### TASK INSTRUCTIONS
Could you copy every line from the material below in which "size" appears?

### SUPPLIED DATA
_ _ _ _ _ _ _

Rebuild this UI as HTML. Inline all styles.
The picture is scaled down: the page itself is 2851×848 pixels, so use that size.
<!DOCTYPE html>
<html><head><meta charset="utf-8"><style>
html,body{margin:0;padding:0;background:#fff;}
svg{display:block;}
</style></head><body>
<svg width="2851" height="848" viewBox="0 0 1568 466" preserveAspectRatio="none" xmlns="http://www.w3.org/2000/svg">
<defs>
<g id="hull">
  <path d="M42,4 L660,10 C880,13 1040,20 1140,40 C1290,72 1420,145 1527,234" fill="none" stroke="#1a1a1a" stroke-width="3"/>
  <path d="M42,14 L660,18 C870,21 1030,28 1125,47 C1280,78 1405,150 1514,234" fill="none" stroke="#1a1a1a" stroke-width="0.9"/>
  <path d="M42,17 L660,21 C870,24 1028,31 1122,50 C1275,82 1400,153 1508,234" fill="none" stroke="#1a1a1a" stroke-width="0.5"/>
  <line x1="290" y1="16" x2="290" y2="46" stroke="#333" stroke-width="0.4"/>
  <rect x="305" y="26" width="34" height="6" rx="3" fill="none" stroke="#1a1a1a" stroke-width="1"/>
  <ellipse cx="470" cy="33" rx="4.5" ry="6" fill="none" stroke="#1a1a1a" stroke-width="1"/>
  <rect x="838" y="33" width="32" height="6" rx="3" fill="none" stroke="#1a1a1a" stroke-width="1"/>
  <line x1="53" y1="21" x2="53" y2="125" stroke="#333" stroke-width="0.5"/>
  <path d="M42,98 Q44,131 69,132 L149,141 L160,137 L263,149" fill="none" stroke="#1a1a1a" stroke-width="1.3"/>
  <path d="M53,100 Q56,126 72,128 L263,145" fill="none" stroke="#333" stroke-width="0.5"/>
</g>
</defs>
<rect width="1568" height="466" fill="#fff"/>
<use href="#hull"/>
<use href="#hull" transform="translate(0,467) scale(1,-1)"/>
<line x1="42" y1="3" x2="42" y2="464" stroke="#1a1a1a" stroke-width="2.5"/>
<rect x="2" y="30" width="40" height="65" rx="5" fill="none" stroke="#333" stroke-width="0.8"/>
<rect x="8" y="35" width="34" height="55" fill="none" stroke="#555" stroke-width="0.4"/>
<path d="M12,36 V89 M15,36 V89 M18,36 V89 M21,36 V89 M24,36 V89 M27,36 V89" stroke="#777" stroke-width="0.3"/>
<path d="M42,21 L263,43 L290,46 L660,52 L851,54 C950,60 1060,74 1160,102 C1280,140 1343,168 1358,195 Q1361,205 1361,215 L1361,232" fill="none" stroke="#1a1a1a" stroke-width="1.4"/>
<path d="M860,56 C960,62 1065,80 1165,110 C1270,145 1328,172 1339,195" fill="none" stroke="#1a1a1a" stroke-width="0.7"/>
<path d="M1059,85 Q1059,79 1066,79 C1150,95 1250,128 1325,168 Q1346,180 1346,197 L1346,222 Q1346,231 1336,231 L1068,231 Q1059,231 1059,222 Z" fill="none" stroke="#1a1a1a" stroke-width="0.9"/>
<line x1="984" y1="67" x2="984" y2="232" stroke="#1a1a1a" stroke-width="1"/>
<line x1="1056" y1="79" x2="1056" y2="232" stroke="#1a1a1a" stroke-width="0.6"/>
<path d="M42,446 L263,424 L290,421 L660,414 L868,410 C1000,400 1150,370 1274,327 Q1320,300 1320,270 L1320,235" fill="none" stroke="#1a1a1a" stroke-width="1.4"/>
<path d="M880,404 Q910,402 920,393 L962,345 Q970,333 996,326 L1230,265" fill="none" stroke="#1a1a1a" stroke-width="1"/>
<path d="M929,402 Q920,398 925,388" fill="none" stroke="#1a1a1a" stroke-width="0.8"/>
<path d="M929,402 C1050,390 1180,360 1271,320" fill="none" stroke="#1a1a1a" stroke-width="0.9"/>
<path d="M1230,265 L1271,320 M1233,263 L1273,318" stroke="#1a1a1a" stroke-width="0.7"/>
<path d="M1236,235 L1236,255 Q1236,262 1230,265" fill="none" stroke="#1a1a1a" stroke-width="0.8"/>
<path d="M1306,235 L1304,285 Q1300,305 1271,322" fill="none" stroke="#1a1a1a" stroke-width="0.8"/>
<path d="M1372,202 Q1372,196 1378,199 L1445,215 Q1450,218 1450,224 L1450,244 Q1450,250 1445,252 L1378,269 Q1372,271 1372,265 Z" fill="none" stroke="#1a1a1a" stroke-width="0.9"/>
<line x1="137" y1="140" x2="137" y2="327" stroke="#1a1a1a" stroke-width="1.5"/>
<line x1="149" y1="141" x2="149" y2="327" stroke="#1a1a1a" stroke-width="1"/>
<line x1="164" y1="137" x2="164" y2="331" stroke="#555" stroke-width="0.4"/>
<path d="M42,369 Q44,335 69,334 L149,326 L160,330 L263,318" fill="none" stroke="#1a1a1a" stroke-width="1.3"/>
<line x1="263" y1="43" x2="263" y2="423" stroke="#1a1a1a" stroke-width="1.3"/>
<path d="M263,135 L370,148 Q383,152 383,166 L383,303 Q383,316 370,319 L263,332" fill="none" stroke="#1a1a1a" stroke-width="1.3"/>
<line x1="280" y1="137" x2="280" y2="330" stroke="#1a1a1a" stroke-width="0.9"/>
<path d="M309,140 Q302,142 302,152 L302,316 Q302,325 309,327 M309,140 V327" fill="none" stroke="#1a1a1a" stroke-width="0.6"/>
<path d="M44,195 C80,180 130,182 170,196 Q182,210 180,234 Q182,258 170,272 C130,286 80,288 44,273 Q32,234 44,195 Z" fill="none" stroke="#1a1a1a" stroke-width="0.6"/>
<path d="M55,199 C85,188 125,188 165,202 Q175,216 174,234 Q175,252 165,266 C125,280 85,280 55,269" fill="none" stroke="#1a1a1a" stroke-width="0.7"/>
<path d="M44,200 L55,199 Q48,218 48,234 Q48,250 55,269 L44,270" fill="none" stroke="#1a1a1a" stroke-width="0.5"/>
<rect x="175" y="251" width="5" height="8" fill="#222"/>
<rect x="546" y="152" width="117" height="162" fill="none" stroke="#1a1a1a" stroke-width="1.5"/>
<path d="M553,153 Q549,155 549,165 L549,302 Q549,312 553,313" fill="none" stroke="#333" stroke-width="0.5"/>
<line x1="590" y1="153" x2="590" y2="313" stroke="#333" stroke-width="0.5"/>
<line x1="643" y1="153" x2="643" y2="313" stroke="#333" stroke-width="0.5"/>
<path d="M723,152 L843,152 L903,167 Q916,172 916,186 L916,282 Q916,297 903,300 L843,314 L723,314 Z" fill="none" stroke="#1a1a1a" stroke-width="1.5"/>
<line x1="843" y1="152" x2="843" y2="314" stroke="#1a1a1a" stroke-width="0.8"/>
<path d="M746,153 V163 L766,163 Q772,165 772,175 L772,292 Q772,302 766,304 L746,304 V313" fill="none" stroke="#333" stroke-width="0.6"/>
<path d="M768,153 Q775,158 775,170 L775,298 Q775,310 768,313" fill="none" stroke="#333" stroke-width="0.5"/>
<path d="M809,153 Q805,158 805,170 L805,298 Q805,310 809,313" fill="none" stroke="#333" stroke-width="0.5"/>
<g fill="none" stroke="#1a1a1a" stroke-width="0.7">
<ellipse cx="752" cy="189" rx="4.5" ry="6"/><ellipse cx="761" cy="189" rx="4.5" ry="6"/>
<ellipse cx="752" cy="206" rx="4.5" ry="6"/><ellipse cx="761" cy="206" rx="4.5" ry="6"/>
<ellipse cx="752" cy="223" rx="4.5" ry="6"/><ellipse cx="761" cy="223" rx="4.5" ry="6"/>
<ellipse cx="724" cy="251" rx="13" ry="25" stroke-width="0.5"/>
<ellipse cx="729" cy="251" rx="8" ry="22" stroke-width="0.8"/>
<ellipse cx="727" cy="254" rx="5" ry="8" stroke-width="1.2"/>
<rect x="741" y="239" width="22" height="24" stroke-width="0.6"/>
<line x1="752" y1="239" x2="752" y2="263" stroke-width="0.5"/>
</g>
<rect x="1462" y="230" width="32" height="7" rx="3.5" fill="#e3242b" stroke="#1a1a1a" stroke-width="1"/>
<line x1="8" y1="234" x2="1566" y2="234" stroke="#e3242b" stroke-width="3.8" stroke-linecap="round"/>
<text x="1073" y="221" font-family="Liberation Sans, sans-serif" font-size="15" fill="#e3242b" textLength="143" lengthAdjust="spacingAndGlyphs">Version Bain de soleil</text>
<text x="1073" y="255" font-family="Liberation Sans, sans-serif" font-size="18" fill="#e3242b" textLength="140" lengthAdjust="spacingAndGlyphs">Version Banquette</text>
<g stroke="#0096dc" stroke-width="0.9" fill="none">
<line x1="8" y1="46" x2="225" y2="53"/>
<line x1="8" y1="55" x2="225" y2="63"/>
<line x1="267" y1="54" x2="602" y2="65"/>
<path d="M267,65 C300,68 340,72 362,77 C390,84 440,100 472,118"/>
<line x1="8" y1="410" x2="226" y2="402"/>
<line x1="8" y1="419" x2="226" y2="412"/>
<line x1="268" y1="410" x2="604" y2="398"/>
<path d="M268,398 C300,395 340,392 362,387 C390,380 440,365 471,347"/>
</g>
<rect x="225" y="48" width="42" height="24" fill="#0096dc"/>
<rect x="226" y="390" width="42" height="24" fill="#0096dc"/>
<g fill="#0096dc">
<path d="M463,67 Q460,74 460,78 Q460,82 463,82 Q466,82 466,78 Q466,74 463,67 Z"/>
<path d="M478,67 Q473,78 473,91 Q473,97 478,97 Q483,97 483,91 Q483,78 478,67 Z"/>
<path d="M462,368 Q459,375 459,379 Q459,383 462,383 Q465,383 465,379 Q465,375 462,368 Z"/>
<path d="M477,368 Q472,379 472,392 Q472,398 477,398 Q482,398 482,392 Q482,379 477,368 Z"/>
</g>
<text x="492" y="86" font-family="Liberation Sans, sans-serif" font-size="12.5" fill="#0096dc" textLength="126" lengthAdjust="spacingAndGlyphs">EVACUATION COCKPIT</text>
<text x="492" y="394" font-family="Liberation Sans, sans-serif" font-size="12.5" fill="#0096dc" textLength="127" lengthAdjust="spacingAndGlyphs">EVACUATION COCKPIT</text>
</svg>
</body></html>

_ _ _ _ _ _ _

### SOLUTION
The picture is scaled down: the page itself is 2851×848 pixels, so use that size.
<text x="1073" y="221" font-family="Liberation Sans, sans-serif" font-size="15" fill="#e3242b" textLength="143" lengthAdjust="spacingAndGlyphs">Version Bain de soleil</text>
<text x="1073" y="255" font-family="Liberation Sans, sans-serif" font-size="18" fill="#e3242b" textLength="140" lengthAdjust="spacingAndGlyphs">Version Banquette</text>
<text x="492" y="86" font-family="Liberation Sans, sans-serif" font-size="12.5" fill="#0096dc" textLength="126" lengthAdjust="spacingAndGlyphs">EVACUATION COCKPIT</text>
<text x="492" y="394" font-family="Liberation Sans, sans-serif" font-size="12.5" fill="#0096dc" textLength="127" lengthAdjust="spacingAndGlyphs">EVACUATION COCKPIT</text>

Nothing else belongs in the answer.